They say the way to a man’s heart is through his stomach. We say, the way to an examination of our cultural ecosystem is through the cookbooks it published in 2018. From a manual on eating alone to tips for using up those pesky leftovers, 2018 was a banner year for unusual cookbooks.
Here are 10 of the best.
Anita Lo’s “Solo”is an instructional manual on learning to appreciate solitary dining. With millennials and gen-Z kids ranking surprisingly high on UCLA’s loneliness scale, it seems the time has come to learn how to eat alone, and Lo’s recipes and tips (“the freezer is your friend”) will come in handy on many an unaccompanied Friday night.
Nik Sharma knows the struggle of balancing tradition and innovation is real. In his 2018 cookbook “Season”, flavors from around the world with traditional American fare for the spotlight. The photography is vivid and the ideas are mouth-watering in “Season,” 2018’s most relatable cookbook
Dr. Beth Ricanati is a doctor who prescribes therapeutic challah baking to her patients alongside medication. She’s such a profound believer in the power of baking challah as a form of self-care that she wove a memoir into a recipe-book into an Instagram-friendly self-help manual. “Braided: A Journey Of A Thousand Challahs” is a thoughtful take on what happens when a group of women get messy around a kitchen counter.
For Julia Turshen, leftovers aren’t detritus taking up space in the fridge, they’re opportunities to reinvent dishes.
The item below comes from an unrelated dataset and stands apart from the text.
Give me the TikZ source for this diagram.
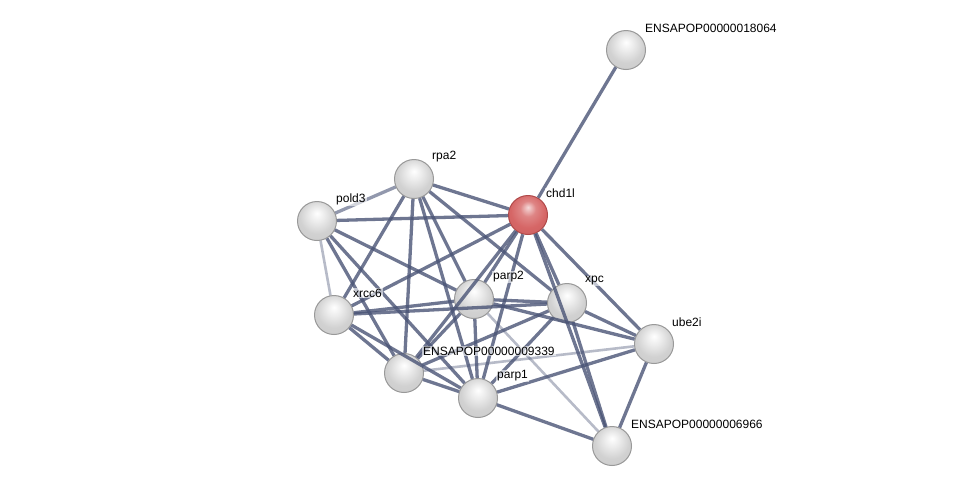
\documentclass[tikz,border=0pt]{standalone}
\usepackage{fontspec}
\setmainfont{Liberation Sans}
\usepackage{tikz}

\definecolor{EdgeBlue}{HTML}{4A5476}
\definecolor{RedBody}{HTML}{D66666}
\definecolor{RedRim}{HTML}{B04A4A}
\pgfdeclareradialshading{graysphere}{\pgfpoint{0bp}{10bp}}{%
  color(0bp)=(white); color(10bp)=(white!92!black); color(22bp)=(white!82!black);
  color(34bp)=(white!80!black); color(42bp)=(white!88!black); color(50bp)=(white!90!black)}
\pgfdeclareradialshading{redsphere}{\pgfpoint{0bp}{10bp}}{%
  color(0bp)=(white!75!RedBody); color(10bp)=(RedBody!80!white); color(22bp)=(RedBody);
  color(34bp)=(RedBody!95!black); color(42bp)=(RedBody!85!white); color(50bp)=(RedBody!80!white)}

\tikzset{
  protein/.style={circle,minimum size=39pt,inner sep=0pt,draw=gray!80,
    line width=1pt,shading=graysphere},
  query/.style={protein,shading=redsphere,draw=RedRim},
  edge/.style={line width=3.3pt,EdgeBlue,draw opacity=0.8},
  weak/.style={line width=2.6pt,EdgeBlue,draw opacity=0.4},
  lbl/.style={anchor=west,inner sep=1pt,fill=white,fill opacity=0.6,text opacity=1,
    font=\fontsize{12}{14}\selectfont}
}

\begin{document}
\begin{tikzpicture}[x=1pt,y=-1pt]
    \useasboundingbox (0,0) rectangle (975,491);

    \node[protein] (e18064) at (626,50) {};
    \node[query]   (chd1l)  at (528,215) {};
    \node[protein] (rpa2)   at (414,179) {};
    \node[protein] (pold3)  at (317,221) {};
    \node[protein] (xrcc6)  at (334,315) {};
    \node[protein] (parp2)  at (474,299) {};
    \node[protein] (xpc)    at (567,303) {};
    \node[protein] (ube2i)  at (654,344) {};
    \node[protein] (e9339)  at (404,373) {};
    \node[protein] (parp1)  at (478,398) {};
    \node[protein] (e6966)  at (612,446) {};

    % interactions
    \draw[edge] (e18064) -- (chd1l);
    \draw[edge,draw opacity=0.6] (rpa2) -- (pold3);
    \draw[edge] (rpa2) -- (chd1l);
    \draw[edge] (rpa2) -- (xrcc6);
    \draw[edge] (rpa2) -- (e9339);
    \draw[edge] (rpa2) -- (parp2);
    \draw[edge] (rpa2) -- (parp1);
    \draw[edge] (rpa2) -- (xpc);
    \draw[edge] (pold3) -- (chd1l);
    \draw[weak] (pold3) -- (xrcc6);
    \draw[edge] (pold3) -- (parp2);
    \draw[edge] (pold3) -- (e9339);
    \draw[edge] (pold3) -- (parp1);
    \draw[edge] (chd1l) -- (xrcc6);
    \draw[edge] (chd1l) -- (parp2);
    \draw[edge] (chd1l) -- (e9339);
    \draw[edge] (chd1l) -- (parp1);
    \draw[edge] (chd1l) -- (xpc);
    \draw[edge] (chd1l) -- (ube2i);
    \draw[edge] (chd1l) -- (e6966);
    \draw[edge] (xrcc6) -- (parp2);
    \draw[edge] (xrcc6) -- (xpc);
    \draw[edge] (xrcc6) -- (e9339);
    \draw[edge] (xrcc6) -- (parp1);
    \draw[edge] (parp2) -- (xpc);
    \draw[edge] (parp2) -- (e9339);
    \draw[edge] (parp2) -- (parp1);
    \draw[edge] (parp2) -- (ube2i);
    \draw[weak] (parp2) -- (e6966);
    \draw[edge] (xpc) -- (e9339);
    \draw[edge] (xpc) -- (parp1);
    \draw[edge] (xpc) -- (ube2i);
    \draw[edge] (xpc) -- (e6966);
    \draw[weak] (ube2i) -- (e9339);
    \draw[edge] (ube2i) -- (parp1);
    \draw[edge] (ube2i) -- (e6966);
    \draw[edge] (e9339) -- (parp1);
    \draw[edge] (parp1) -- (e6966);

    \node[lbl] (t18064) at (644,28)  {ENSAPOP00000018064};
    \node[lbl] (tchd1l) at (545,193) {chd1l};
    \node[lbl] (trpa2)  at (431,157) {rpa2};
    \node[lbl] (tpold3) at (335,199) {pold3};
    \node[lbl] (txrcc6) at (352,293) {xrcc6};
    \node[lbl] (tparp2) at (492,277) {parp2};
    \node[lbl] (txpc)   at (584,281) {xpc};
    \node[lbl] (tube2i) at (671,322) {ube2i};
    \node[lbl] (t9339)  at (422,351) {ENSAPOP00000009339};
    \node[lbl] (tparp1) at (496,376) {parp1};
    \node[lbl] (t6966)  at (630,424) {ENSAPOP00000006966};
\end{tikzpicture}
\end{document}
Combating years of kitchen snobbery in which the cost of constantly whipping up fresh meals is never discussed, this Forward 50 recipient’s new cookbook “Now and Again” is about reinvention. Because “anything, even us, can change,” and that’s the energy we want to take into 2019.
Bestia, the Los Angeles restaurant, might have a five-month wait list, but “Bestia: Bold Italian Cooking” is full of all of the buzzy eatery’s secrets - and it’s a mere click away. Bestia recipes have tempted even the most devoted Soulcyclist to indulge in quince crostata.
Yotam Ottolenghi has a firm grip on the culinary world, and he isn’t letting go anytime soon. In his new cookbook “Simple” he taught the world how to cook the Ottolenghi way, aspiring to divorce anxiety from cooking once and for all. “Simple” is just what it claims to be — 130 easy, gorgeous recipes, each including ten ingredients or fewer.
Islamic food culture has quite a lot in common with Jewish food culture — for one, both religions make food integral to observance. Lucky for us, Anissa Helou has written “Feast,” a primer on Islamic food culture that lets under-loved Middle Eastern foods like balaleet and tarator shine. Like Jewish food culture, Islamic food spans a wide variety of dishes and isn’t easily explained to outsiders. But it’s the intersection of food and religion that is most easily grasped and abundantly fascinating, and Helou lifts the curtain for curious outsiders to peek inside at the feast.
In the town of Ann Arbor, Michigan, where college football reigns supreme, Zingerman’s Bakehouse stands proud as a community bakeshop with a deeply ingrained Jewish heritage. Former president Barack Obama even stopped by Zingerman’s for a bite on a 2014 visit. Zingerman’s has long doled out Jewish food in a part of the country that’s not exactly famous for its bialys, so “Zingerman’s Bakehouse,” a cookbook that reveals its kitchen’s three-decade-old secrets, is one even the most casual of cooks would want to snag.
As the world of coffee gets more and more elaborate, new rules are required. Cofounders of the coffee blog Sprudge, Zachary Carlsen and Jordan Michelman, have written a quick, easy jaunt through the complicated world of coffee, from its ugly history of colonialism to the case for accepting instant coffee. Someone has to help you understand what a matcha espresso with oat milk and agave nectar is, and “The New Rules Of Coffee” is a cheerful teacher.
After celebrity chef James Briscione was approached by IBM with the opportunity to collaborate with Watson, a supercomputer chef, to engineer some unexpected flavor combinations, the result was “The Flavor Matrix,” a cookbook dedicated to weird and wonderful flavor pairings. From recipes like Chocolate Mousse with Crisp Beet Meringue to the Chicken and Mushroom Burgers With Strawberry Ketchup that Briscione presented in a TED Talk, “The Flavor Matrix” is a mouthwatering explainer on adventurous eating through science.